Hospital structure and structural organization of health care might be difficult to assess when transferring implementation methods internationally or inter-hospital-wise (e.g., responsibilities and educational standards of different professional groups), but general principles of communication and interdisciplinary might work universally. Nevertheless, proper description of the inner and outer setting as an important aspect for implementation is advisable for future publications: what has worked in a setting similar to ours? Least evidence on how to implement IP measures was found for the collective of trauma surgery patients, who are especially prone to infectious complications, but the findings might be transferable—the realities of the health care system suggest that a substantial fraction of the workers are involved in the treatment of both patient cohorts. Especially the “semi-elective” trauma surgery patients (i.e., those waiting for definitive fracture fixation) can surely be introduced to the measures and methods effective in elective surgery. The included studies focused on SSIs, while it would be possible that other types of hospital-acquired infections were affected. Finally, economic calculations concerning implementation resources (training, learning, materials, and personnel) are tough to carry out, but would provide helpful arguments for planners of IP improvement campaigns for getting stakeholders on board.

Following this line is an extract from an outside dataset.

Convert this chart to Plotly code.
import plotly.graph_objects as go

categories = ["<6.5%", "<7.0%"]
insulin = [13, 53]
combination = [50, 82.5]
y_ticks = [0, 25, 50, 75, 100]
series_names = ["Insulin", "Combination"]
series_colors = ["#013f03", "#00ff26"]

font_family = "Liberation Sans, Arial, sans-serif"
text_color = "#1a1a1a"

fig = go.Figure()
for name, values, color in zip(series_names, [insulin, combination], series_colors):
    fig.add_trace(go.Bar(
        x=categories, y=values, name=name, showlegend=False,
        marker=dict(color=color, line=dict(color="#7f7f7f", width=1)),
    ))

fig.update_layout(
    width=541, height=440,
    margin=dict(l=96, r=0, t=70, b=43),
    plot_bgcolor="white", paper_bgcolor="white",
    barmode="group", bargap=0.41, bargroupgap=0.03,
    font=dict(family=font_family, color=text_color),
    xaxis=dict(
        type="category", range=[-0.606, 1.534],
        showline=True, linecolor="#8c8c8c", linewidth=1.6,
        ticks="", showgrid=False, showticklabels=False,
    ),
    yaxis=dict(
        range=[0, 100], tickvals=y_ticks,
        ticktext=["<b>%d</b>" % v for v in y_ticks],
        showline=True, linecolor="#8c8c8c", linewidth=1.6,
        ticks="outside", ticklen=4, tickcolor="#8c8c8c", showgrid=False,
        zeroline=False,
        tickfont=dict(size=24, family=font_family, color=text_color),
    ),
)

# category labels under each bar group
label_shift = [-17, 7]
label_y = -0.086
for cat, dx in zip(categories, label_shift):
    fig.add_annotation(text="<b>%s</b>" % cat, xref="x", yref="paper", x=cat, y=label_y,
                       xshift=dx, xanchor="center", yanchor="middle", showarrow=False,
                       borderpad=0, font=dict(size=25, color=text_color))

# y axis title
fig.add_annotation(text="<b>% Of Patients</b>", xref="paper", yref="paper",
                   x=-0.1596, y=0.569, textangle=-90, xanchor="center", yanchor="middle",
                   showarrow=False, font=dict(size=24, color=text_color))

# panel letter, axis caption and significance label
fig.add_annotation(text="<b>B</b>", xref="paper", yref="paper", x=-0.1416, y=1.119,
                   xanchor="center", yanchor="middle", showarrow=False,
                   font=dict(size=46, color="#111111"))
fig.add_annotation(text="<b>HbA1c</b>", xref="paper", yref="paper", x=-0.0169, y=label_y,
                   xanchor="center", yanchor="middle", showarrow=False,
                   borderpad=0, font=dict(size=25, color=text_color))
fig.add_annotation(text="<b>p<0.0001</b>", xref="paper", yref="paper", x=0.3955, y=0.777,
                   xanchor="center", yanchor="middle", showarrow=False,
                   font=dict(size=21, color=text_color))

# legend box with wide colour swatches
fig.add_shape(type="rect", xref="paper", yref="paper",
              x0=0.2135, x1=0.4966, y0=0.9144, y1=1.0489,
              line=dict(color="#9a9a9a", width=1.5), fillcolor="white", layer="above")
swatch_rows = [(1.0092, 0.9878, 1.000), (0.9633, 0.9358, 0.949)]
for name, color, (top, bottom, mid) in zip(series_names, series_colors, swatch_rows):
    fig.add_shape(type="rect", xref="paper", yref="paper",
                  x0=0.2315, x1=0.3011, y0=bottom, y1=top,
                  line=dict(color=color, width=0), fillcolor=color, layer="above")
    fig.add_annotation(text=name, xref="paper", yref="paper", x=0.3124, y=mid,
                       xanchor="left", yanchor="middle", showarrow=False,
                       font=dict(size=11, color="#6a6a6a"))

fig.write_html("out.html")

There might be important insight on the topic of implementation of IP measures from other clinical fields which was not considered in this study due to the limitation to orthopedics and traumatology [39,40,41,42,43,44,45,46,47,48,49,50].

Conclusion

Although evidence was scarce and quality-inconsistent, we found that adhering to a set of implementation methods focusing on interdisciplinary and interactive/interpersonal work might be an advisable strategy when planning IP improvement interventions in orthopedics and traumatology.